In his Manila Bulletin column, Nieto said the “story about the supposed entry ban on Senator De Lima’s supposed persecutors is, for the lack of a better term, more f*cked up than you think it is.”
Last December 20, Trump signed the 2020 national budget, which included a provision that bans entry of those involved in the detention of Senator Leila De Lima into the United States.
The provision was specifically contained in the 2020 State and Foreign Operations Appropriations Bill.
Under the said provision, the “Secretary of State shall apply subsection (c) to foreign government officials about whom the Secretary has credible information have been involved in the wrongful imprisonment of… Senator Leila De Lima, who was arrested in the Philippines in 2017.”
The subsection (c) referred to is the Global Magnitsky Human Rights Accountability Act of the United States, which allows the US to sanction foreign government officials it sees as human rights abusers.
“As expected, the Liberal Party and its supporters eagerly vocalized their abject happiness over the supposed development, while many administration members and their allies denounced it,” he wrote in his column.
“But here’s the problem: all of the jubilation and condemnation was for nothing,” he added.
Nieto said “the nearest thing related to the De Lima issue that can be found in the final text” was a certain section which stated that “officials of foreign governments and their immediate family members about whom the Secretary of State has credible information have been involved in significant corruption, including corruption related to the extraction of natural resources, or a gross violation of human rights shall be ineligible for entry into the United States.”
“As shown above, the clause on entry bans is the standard text in US Budget Laws since 2015 at the latest.

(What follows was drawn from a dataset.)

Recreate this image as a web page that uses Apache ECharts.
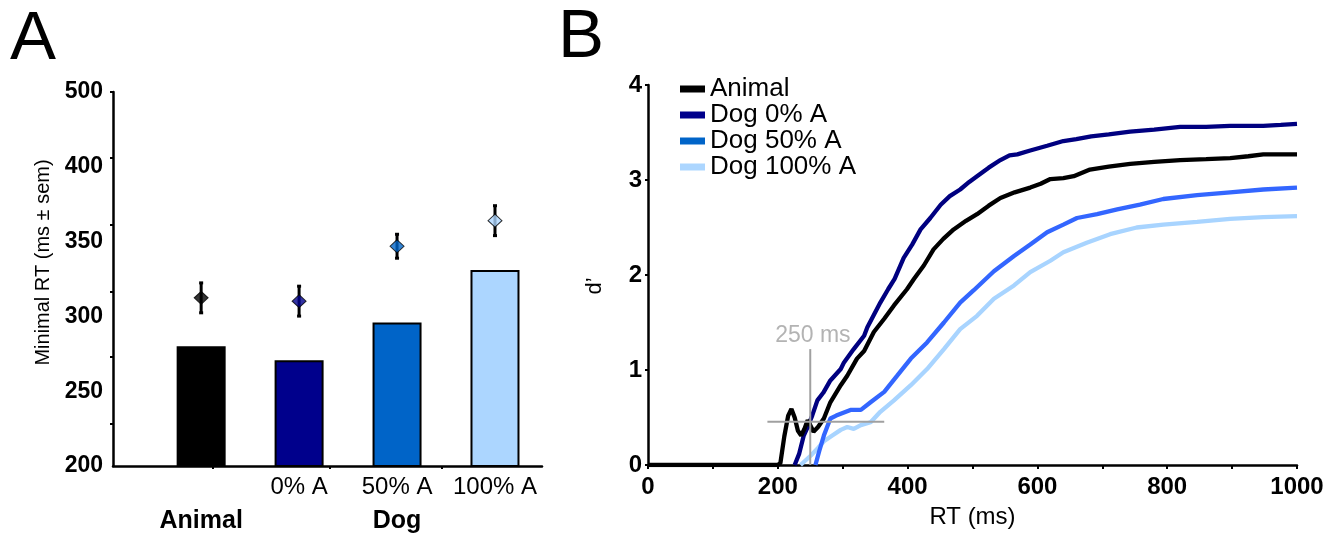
<!DOCTYPE html>
<html>
<head>
<meta charset="utf-8">
<script src="https://cdn.jsdelivr.net/npm/echarts@6/dist/echarts.min.js"></script>
<style>html,body{margin:0;padding:0;background:#fff;}#c{width:1336px;height:534px;}</style>
</head>
<body>
<div id="c"></div>
<script>
// ---------- Panel A data ----------
const categoriesA = ['Animal', '0% A', '50% A', '100% A'];
const subLabelsA = ['', '0% A', '50% A', '100% A'];
const groupLabelsA = ['Animal', 'Dog'];
const groupPosA = [1, 3];
const minimalRT = [280, 270.7, 296, 331];
const meanRT = [312.4, 310.2, 346.9, 364];
const semRT = [10, 10, 8, 10];
const yTickLabelsA = ['200', '250', '300', '350', '400', '500'];
const yTickMarksA = [228, 272.7, 316.7, 361.3, 406, 450];
const xTickMarksA = [1.12, 2.31, 3.46];
const barColors = ['#000000', '#00008c', '#0064c8', '#acd6ff'];

// ---------- Panel B data (RT ms, d') ----------
const curveAnimal = [[0,0],[100,0],[200,0],[204,0.02],[210,0.3],[216,0.52],[221,0.59],[226,0.5],[231,0.36],[236,0.31],[241,0.38],[246,0.47],[250,0.42],[255,0.35],[262,0.40],[271,0.49],[281,0.66],[297,0.84],[307,0.94],[322,1.12],[333,1.2],[348,1.40],[364,1.54],[379,1.68],[399,1.85],[410,1.96],[425,2.10],[440,2.27],[455,2.38],[471,2.48],[490,2.57],[507,2.64],[525,2.73],[543,2.81],[565,2.87],[589,2.92],[605,2.96],[620,3.01],[640,3.02],[656,3.04],[681,3.11],[710,3.14],[743,3.17],[780,3.19],[820,3.21],[860,3.22],[897,3.23],[925,3.25],[948,3.27],[975,3.27],[1000,3.27]];
const curveDog0 = [[226,0],[233,0.12],[240,0.31],[246,0.40],[253,0.52],[261,0.68],[270,0.76],[281,0.89],[297,1.01],[302,1.08],[317,1.22],[333,1.36],[338,1.45],[358,1.71],[370,1.85],[380,1.96],[394,2.18],[407,2.32],[420,2.48],[435,2.60],[451,2.74],[465,2.83],[481,2.90],[495,2.98],[507,3.04],[525,3.13],[543,3.21],[557,3.26],[569,3.27],[589,3.31],[615,3.36],[640,3.41],[660,3.43],[683,3.46],[710,3.48],[743,3.51],[780,3.53],[820,3.56],[860,3.56],[897,3.57],[948,3.57],[975,3.58],[1000,3.59]];
const curveDog50 = [[258,0],[264,0.15],[271,0.31],[281,0.49],[290,0.52],[297,0.54],[312,0.58],[328,0.58],[343,0.66],[364,0.77],[384,0.94],[405,1.12],[430,1.29],[456,1.50],[481,1.71],[502,1.84],[533,2.04],[564,2.20],[589,2.32],[615,2.45],[640,2.53],[661,2.60],[692,2.64],[723,2.69],[758,2.74],[794,2.80],[846,2.84],[897,2.87],[948,2.90],[1000,2.92]];
const curveDog100 = [[235,0],[243,0.05],[251,0.10],[262,0.18],[271,0.25],[284,0.31],[297,0.37],[307,0.40],[317,0.38],[328,0.42],[343,0.45],[358,0.56],[379,0.68],[405,0.84],[430,1.01],[456,1.22],[481,1.43],[507,1.57],[533,1.75],[564,1.89],[589,2.03],[620,2.15],[640,2.24],[676,2.34],[712,2.43],[753,2.50],[794,2.53],[846,2.56],[897,2.59],[948,2.61],[1000,2.62]];
const seriesNamesB = ['Animal', 'Dog 0% A', 'Dog 50% A', 'Dog 100% A'];
const lineColorsB = ['#000000', '#000080', '#3366ff', '#a8d4ff'];
const legendColorsB = ['#000000', '#00008c', '#0064c8', '#acd6ff'];
const markVertical = [[250, 0], [250, 1.22]];
const markHorizontal = [[184, 0.455], [364, 0.455]];
const markLabel = [[254, 1.36]];

const FONT = 'Liberation Sans, Arial, sans-serif';
const chart = echarts.init(document.getElementById('c'), null, {renderer: 'canvas'});

const axisLineStyle = {show: true, lineStyle: {color: '#000', width: 2.5}};

const option = {
  animation: false,
  backgroundColor: '#fff',
  textStyle: {fontFamily: FONT},
  graphic: [
    {type: 'text', left: 10, top: 5, style: {text: 'A', font: '69px ' + FONT, fill: '#000'}},
    {type: 'text', left: 558, top: 3, style: {text: 'B', font: '69px ' + FONT, fill: '#000'}}
  ],
  grid: [
    {left: 113, top: 92, width: 429, height: 375},
    {left: 648, top: 85, width: 649, height: 382}
  ],
  legend: {
    orient: 'vertical', left: 680, top: 76, padding: 0,
    icon: 'rect', itemWidth: 25, itemHeight: 7, itemGap: 0,
    textStyle: {fontSize: 26, lineHeight: 24.5, color: '#000', fontFamily: FONT},
    data: seriesNamesB.map((n, i) => ({name: n, itemStyle: {color: legendColorsB[i], borderWidth: 0}}))
  },
  xAxis: [
    {
      gridIndex: 0, type: 'value', min: 0.1, max: 4.48,
      axisLine: axisLineStyle, splitLine: {show: false},
      axisTick: {show: true, customValues: xTickMarksA, length: 3, lineStyle: {color: '#000', width: 2}},
      axisLabel: {customValues: [2, 3, 4], formatter: v => subLabelsA[Math.round(v) - 1], fontSize: 24, color: '#000', margin: 9, fontFamily: FONT}
    },
    {
      gridIndex: 0, type: 'value', min: 0.1, max: 4.48, position: 'bottom', offset: 34,
      axisLine: {show: false}, axisTick: {show: false}, splitLine: {show: false},
      axisLabel: {customValues: groupPosA, formatter: v => groupLabelsA[groupPosA.indexOf(Math.round(v))], fontSize: 25, fontWeight: 'bold', color: '#000', margin: 9, fontFamily: FONT}
    },
    {
      gridIndex: 1, type: 'value', min: 0, max: 1000, interval: 200,
      name: 'RT (ms)', nameLocation: 'middle', nameGap: 40,
      nameTextStyle: {fontSize: 24, color: '#000', fontFamily: FONT},
      axisLine: axisLineStyle, splitLine: {show: false},
      axisTick: {show: true, length: 4, lineStyle: {color: '#000', width: 2}},
      minorTick: {show: true, splitNumber: 2, length: 4, lineStyle: {color: '#000', width: 2}},
      axisLabel: {formatter: v => String(v), fontSize: 24, fontWeight: 'bold', color: '#000', margin: 10, fontFamily: FONT}
    }
  ],
  yAxis: [
    {
      gridIndex: 0, type: 'value', min: 200, max: 450, interval: 50,
      name: 'Minimal RT (ms \u00b1 sem)', nameLocation: 'middle', nameGap: 60, nameRotate: 90,
      nameTextStyle: {fontSize: 20, color: '#000', fontFamily: FONT, padding: [0, 0, 0, 33]},
      axisLine: axisLineStyle, splitLine: {show: false},
      axisTick: {show: true, customValues: yTickMarksA, length: 3, lineStyle: {color: '#000', width: 2}},
      axisLabel: {formatter: (v, i) => yTickLabelsA[i], fontSize: 23, fontWeight: 'bold', color: '#000', margin: 10, fontFamily: FONT}
    },
    {
      gridIndex: 1, type: 'value', min: 0, max: 4, interval: 1,
      name: 'd\u2019', nameLocation: 'middle', nameGap: 42, nameRotate: 90,
      nameTextStyle: {fontSize: 22, color: '#000', fontFamily: FONT, padding: [0, 22, 0, 0]},
      axisLine: axisLineStyle, splitLine: {show: false},
      axisTick: {show: true, length: 3, lineStyle: {color: '#000', width: 2}},
      axisLabel: {fontSize: 24, fontWeight: 'bold', color: '#000', margin: 6, fontFamily: FONT}
    }
  ],
  series: [
    {
      type: 'bar', xAxisIndex: 0, yAxisIndex: 0, barWidth: 49,
      data: minimalRT.map((v, i) => ({value: [i + 1, v], itemStyle: {color: barColors[i]}})),
      itemStyle: {borderColor: '#000', borderWidth: 2}
    },
    {
      type: 'custom', xAxisIndex: 0, yAxisIndex: 0, z: 5,
      data: meanRT.map((v, i) => [i + 1, v - semRT[i], v + semRT[i]]),
      renderItem: function (params, api) {
        const x = api.value(0);
        const p1 = api.coord([x, api.value(1)]);
        const p2 = api.coord([x, api.value(2)]);
        const st = {stroke: '#000', lineWidth: 3};
        return {type: 'group', children: [
          {type: 'line', shape: {x1: p1[0], y1: p1[1], x2: p2[0], y2: p2[1]}, style: st},
          {type: 'line', shape: {x1: p1[0] - 2, y1: p1[1], x2: p1[0] + 2, y2: p1[1]}, style: st},
          {type: 'line', shape: {x1: p2[0] - 2, y1: p2[1], x2: p2[0] + 2, y2: p2[1]}, style: st}
        ]};
      }
    },
    {
      type: 'scatter', xAxisIndex: 0, yAxisIndex: 0, z: 6, symbol: 'diamond', symbolSize: [14, 13],
      data: meanRT.map((v, i) => ({value: [i + 1, v], itemStyle: {color: barColors[i]}})),
      itemStyle: {borderColor: '#000', borderWidth: 1}
    },
    ...[curveDog100, curveDog50, curveDog0, curveAnimal].map((d, k) => {
      const idx = 3 - k;
      return {
        type: 'line', name: seriesNamesB[idx], xAxisIndex: 2, yAxisIndex: 1,
        data: d, showSymbol: false, smooth: false,
        lineStyle: {color: lineColorsB[idx], width: 4.3},
        itemStyle: {color: lineColorsB[idx]}
      };
    }),
    {
      type: 'line', xAxisIndex: 2, yAxisIndex: 1, data: markVertical, showSymbol: false, z: 8,
      lineStyle: {color: '#a0a0a0', width: 2}, silent: true
    },
    {
      type: 'line', xAxisIndex: 2, yAxisIndex: 1, data: markHorizontal, showSymbol: false, z: 8,
      lineStyle: {color: '#a0a0a0', width: 2}, silent: true
    },
    {
      type: 'scatter', xAxisIndex: 2, yAxisIndex: 1, data: markLabel, symbolSize: 0, z: 8,
      label: {show: true, position: 'inside', formatter: '250 ms', fontSize: 23, color: '#a0a0a0', fontFamily: FONT}
    }
  ]
};
chart.setOption(option);
</script>
</body>
</html>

In the absence of any provision that specifically pertains to the detained Senator De Lima, along with the lack of any new Trump executive order similar to the one in 2016, it logically follows that no such ban as reported over the past week exists,” he said.

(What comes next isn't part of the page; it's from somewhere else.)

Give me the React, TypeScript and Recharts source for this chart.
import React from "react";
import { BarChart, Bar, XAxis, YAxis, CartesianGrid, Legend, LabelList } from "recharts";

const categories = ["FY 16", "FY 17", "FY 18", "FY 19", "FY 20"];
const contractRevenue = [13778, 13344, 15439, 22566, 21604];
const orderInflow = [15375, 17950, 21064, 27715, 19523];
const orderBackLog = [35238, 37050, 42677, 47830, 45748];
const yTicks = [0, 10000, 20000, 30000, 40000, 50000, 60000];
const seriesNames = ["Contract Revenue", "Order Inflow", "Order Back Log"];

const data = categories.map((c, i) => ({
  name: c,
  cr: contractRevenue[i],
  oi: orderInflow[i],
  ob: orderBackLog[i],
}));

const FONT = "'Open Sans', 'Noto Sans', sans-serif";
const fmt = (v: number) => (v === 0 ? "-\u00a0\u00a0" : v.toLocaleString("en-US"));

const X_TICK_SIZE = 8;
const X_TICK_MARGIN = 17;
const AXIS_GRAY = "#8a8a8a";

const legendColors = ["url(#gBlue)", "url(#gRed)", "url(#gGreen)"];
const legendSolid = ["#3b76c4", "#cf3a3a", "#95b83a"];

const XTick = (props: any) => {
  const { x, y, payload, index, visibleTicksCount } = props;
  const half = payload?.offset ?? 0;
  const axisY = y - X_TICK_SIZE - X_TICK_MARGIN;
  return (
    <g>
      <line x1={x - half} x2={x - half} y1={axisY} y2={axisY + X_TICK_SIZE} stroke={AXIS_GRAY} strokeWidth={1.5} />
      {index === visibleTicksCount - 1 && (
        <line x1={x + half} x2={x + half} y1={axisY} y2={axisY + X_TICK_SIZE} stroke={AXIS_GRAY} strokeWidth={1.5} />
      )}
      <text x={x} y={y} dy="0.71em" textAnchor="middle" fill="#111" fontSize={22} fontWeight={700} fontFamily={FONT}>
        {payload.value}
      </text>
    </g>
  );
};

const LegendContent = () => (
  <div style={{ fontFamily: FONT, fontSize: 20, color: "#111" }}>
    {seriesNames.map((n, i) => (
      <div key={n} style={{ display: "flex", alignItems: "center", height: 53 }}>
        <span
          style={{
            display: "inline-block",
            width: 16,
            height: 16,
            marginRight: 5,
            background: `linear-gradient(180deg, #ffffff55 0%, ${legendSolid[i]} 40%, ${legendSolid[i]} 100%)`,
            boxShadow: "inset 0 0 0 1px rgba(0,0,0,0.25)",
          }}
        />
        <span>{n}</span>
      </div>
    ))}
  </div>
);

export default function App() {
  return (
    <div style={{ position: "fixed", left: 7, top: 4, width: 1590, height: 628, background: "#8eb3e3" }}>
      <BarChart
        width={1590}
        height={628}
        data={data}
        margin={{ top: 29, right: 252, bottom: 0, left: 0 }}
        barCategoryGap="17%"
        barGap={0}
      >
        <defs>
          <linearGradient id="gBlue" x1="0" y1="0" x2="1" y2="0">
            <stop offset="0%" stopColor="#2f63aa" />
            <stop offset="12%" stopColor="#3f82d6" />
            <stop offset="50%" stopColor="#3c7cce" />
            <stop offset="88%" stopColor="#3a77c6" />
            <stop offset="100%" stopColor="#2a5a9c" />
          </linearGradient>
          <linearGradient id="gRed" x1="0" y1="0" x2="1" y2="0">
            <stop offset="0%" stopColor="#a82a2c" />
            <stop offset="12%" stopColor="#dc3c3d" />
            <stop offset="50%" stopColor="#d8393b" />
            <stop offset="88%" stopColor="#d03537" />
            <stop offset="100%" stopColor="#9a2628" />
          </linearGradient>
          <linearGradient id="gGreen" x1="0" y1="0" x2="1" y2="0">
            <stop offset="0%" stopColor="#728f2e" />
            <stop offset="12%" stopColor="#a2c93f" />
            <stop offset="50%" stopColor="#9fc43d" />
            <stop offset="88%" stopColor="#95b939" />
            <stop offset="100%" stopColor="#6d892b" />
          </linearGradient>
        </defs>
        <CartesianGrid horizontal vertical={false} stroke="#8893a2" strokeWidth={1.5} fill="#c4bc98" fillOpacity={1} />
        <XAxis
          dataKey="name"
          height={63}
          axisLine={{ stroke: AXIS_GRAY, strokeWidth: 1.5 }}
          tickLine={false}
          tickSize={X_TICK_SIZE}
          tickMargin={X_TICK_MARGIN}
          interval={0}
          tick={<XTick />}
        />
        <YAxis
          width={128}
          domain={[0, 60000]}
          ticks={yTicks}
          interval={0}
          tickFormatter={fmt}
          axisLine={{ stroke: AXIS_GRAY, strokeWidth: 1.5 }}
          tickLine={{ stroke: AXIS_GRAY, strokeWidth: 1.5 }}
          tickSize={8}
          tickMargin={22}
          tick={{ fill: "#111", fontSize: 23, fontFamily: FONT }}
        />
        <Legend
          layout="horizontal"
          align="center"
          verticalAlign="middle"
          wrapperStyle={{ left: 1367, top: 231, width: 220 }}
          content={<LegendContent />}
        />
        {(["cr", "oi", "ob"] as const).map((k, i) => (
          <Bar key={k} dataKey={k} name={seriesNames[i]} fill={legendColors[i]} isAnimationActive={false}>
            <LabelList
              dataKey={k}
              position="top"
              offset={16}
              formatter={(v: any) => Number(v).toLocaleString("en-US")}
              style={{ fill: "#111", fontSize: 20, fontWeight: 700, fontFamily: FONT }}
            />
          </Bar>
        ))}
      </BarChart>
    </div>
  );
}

But in a tweet last December 18, Senator Dick Durbin said the “amendment I passed with (Senator Patrick Leahy) restricting U.S. visas to all those involved in the troubling detention of Filipina Senator Leila de Lima (was) included in the final FY20 appropriations bill.”

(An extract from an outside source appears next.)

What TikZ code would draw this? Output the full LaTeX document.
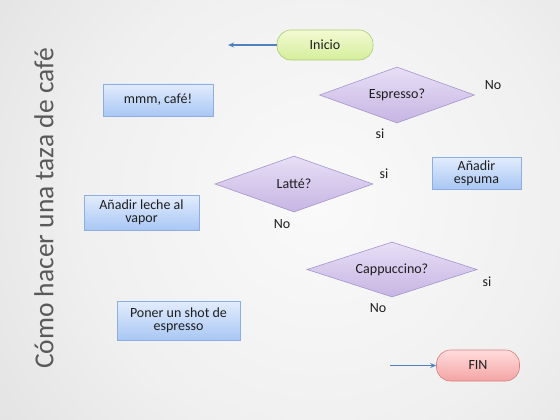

“It’s time for her politically motivated imprisonment to come to an end,” Durbin’s tweet further read.
De Lima, who earlier included Nieto in the initial list of those responsible for her arrest and detention, also refuted the blogger’s claims and slammed him for merely “looking at one document and, thereafter, promptly concluding that it does not contain the provision banning my persecutors from entry into the US.”
READ: De Lima slams blogger on entry ban: What fake documents?
“In this case, the US Congress passed a large, single appropriations bill called an ‘omnibus bill’, in which the State and Foreign Operations Appropriations (SFOPs) language is included. The Final Bill is what you have presumably browsed,” the senator said.
“But the omnibus bill includes by reference as an intrinsic part thereof the Final Explanatory Statement, which makes reference to accompanying guiding reports,” she added.
De Lima explained that “on the first page of the Explanatory Statement, it states that unless specifically negated therein, the Report language originally included in the House and Senate SFOPs bill remains in force.”
De Lima said “the provision banning my persecutors” stated in the Senate SFOPs bill report “was not specifically negated by the Explanatory Report.”
“Go back to the Explanatory Statement and ask yourself—does it specifically negate the language you found on page 93? You will see that it does not,” the senator told Nieto.
“Therefore, the entry ban is in effect. In short, it’s not fake news,” she went on.
Malacañang has since downplayed the ban.
It also ordered the Bureau of Immigration to deny the entry of Durbin and Leahy into the Philippines.
De Lima, one of President Rodrigo Duterte’s fiercest critics, has been in detention since February 2017 at the custodial center at the Philippine National Police headquarters in Camp Crame, Quezon City over alleged “trumped up” drug charges.